▶ **The problem**:
Reproduce all of the material exactly as shown.

▶ **Stored data**:
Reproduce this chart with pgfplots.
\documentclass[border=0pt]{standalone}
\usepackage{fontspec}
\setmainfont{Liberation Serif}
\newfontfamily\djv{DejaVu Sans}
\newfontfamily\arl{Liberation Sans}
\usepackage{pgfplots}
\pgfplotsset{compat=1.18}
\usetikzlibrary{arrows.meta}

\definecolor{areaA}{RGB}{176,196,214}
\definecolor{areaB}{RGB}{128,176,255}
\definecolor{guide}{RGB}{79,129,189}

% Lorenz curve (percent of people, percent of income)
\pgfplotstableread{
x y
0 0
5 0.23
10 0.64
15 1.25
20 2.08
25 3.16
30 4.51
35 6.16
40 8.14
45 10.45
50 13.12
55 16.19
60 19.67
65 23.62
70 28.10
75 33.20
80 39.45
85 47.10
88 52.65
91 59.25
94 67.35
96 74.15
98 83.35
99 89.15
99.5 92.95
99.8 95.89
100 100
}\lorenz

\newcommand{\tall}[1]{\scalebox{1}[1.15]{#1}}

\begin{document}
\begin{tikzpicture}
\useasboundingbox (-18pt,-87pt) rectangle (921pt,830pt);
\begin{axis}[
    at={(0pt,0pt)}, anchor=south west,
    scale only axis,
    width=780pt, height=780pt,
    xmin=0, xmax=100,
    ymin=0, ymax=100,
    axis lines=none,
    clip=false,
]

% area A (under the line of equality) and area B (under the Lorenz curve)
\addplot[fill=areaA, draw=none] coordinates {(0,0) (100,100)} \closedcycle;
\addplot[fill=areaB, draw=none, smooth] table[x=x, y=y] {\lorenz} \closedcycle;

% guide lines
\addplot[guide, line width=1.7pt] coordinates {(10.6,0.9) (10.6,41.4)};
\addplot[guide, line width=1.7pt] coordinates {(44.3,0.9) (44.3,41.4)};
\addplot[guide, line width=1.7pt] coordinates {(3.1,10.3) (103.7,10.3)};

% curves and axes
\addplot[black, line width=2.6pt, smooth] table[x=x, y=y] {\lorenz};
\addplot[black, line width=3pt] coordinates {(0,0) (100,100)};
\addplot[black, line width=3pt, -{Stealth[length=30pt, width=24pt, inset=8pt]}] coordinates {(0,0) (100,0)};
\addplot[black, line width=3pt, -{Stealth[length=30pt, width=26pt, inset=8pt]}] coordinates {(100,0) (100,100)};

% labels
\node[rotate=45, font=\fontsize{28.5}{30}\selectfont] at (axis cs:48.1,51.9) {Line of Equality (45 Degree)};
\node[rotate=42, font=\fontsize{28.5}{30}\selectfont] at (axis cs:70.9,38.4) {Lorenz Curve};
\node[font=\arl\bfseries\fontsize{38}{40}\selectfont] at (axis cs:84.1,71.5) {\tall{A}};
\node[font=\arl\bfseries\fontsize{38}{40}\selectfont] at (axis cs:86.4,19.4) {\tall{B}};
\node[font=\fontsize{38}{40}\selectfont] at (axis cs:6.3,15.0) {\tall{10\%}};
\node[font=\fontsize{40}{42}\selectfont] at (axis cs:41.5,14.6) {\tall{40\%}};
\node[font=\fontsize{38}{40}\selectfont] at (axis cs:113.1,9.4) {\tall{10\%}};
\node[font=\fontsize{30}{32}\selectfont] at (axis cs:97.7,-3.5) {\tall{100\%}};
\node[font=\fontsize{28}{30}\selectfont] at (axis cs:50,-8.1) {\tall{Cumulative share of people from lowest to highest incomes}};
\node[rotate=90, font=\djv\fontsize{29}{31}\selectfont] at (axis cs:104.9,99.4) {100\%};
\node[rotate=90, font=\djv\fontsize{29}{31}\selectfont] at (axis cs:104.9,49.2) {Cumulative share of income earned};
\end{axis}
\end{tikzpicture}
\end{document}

▶ **Complete answer**:
Reproduce this chart with pgfplots.
\documentclass[border=0pt]{standalone}
\usepackage{fontspec}
\setmainfont{Liberation Serif}
\newfontfamily\djv{DejaVu Sans}
\newfontfamily\arl{Liberation Sans}
\usepackage{pgfplots}
\pgfplotsset{compat=1.18}
\usetikzlibrary{arrows.meta}

\definecolor{areaA}{RGB}{176,196,214}
\definecolor{areaB}{RGB}{128,176,255}
\definecolor{guide}{RGB}{79,129,189}

% Lorenz curve (percent of people, percent of income)
\pgfplotstableread{
x y
0 0
5 0.23
10 0.64
15 1.25
20 2.08
25 3.16
30 4.51
35 6.16
40 8.14
45 10.45
50 13.12
55 16.19
60 19.67
65 23.62
70 28.10
75 33.20
80 39.45
85 47.10
88 52.65
91 59.25
94 67.35
96 74.15
98 83.35
99 89.15
99.5 92.95
99.8 95.89
100 100
}\lorenz

\newcommand{\tall}[1]{\scalebox{1}[1.15]{#1}}

\begin{document}
\begin{tikzpicture}
\useasboundingbox (-18pt,-87pt) rectangle (921pt,830pt);
\begin{axis}[
    at={(0pt,0pt)}, anchor=south west,
    scale only axis,
    width=780pt, height=780pt,
    xmin=0, xmax=100,
    ymin=0, ymax=100,
    axis lines=none,
    clip=false,
]

% area A (under the line of equality) and area B (under the Lorenz curve)
\addplot[fill=areaA, draw=none] coordinates {(0,0) (100,100)} \closedcycle;
\addplot[fill=areaB, draw=none, smooth] table[x=x, y=y] {\lorenz} \closedcycle;

% guide lines
\addplot[guide, line width=1.7pt] coordinates {(10.6,0.9) (10.6,41.4)};
\addplot[guide, line width=1.7pt] coordinates {(44.3,0.9) (44.3,41.4)};
\addplot[guide, line width=1.7pt] coordinates {(3.1,10.3) (103.7,10.3)};

% curves and axes
\addplot[black, line width=2.6pt, smooth] table[x=x, y=y] {\lorenz};
\addplot[black, line width=3pt] coordinates {(0,0) (100,100)};
\addplot[black, line width=3pt, -{Stealth[length=30pt, width=24pt, inset=8pt]}] coordinates {(0,0) (100,0)};
\addplot[black, line width=3pt, -{Stealth[length=30pt, width=26pt, inset=8pt]}] coordinates {(100,0) (100,100)};

% labels
\node[rotate=45, font=\fontsize{28.5}{30}\selectfont] at (axis cs:48.1,51.9) {Line of Equality (45 Degree)};
\node[rotate=42, font=\fontsize{28.5}{30}\selectfont] at (axis cs:70.9,38.4) {Lorenz Curve};
\node[font=\arl\bfseries\fontsize{38}{40}\selectfont] at (axis cs:84.1,71.5) {\tall{A}};
\node[font=\arl\bfseries\fontsize{38}{40}\selectfont] at (axis cs:86.4,19.4) {\tall{B}};
\node[font=\fontsize{38}{40}\selectfont] at (axis cs:6.3,15.0) {\tall{10\%}};
\node[font=\fontsize{40}{42}\selectfont] at (axis cs:41.5,14.6) {\tall{40\%}};
\node[font=\fontsize{38}{40}\selectfont] at (axis cs:113.1,9.4) {\tall{10\%}};
\node[font=\fontsize{30}{32}\selectfont] at (axis cs:97.7,-3.5) {\tall{100\%}};
\node[font=\fontsize{28}{30}\selectfont] at (axis cs:50,-8.1) {\tall{Cumulative share of people from lowest to highest incomes}};
\node[rotate=90, font=\djv\fontsize{29}{31}\selectfont] at (axis cs:104.9,99.4) {100\%};
\node[rotate=90, font=\djv\fontsize{29}{31}\selectfont] at (axis cs:104.9,49.2) {Cumulative share of income earned};
\end{axis}
\end{tikzpicture}
\end{document}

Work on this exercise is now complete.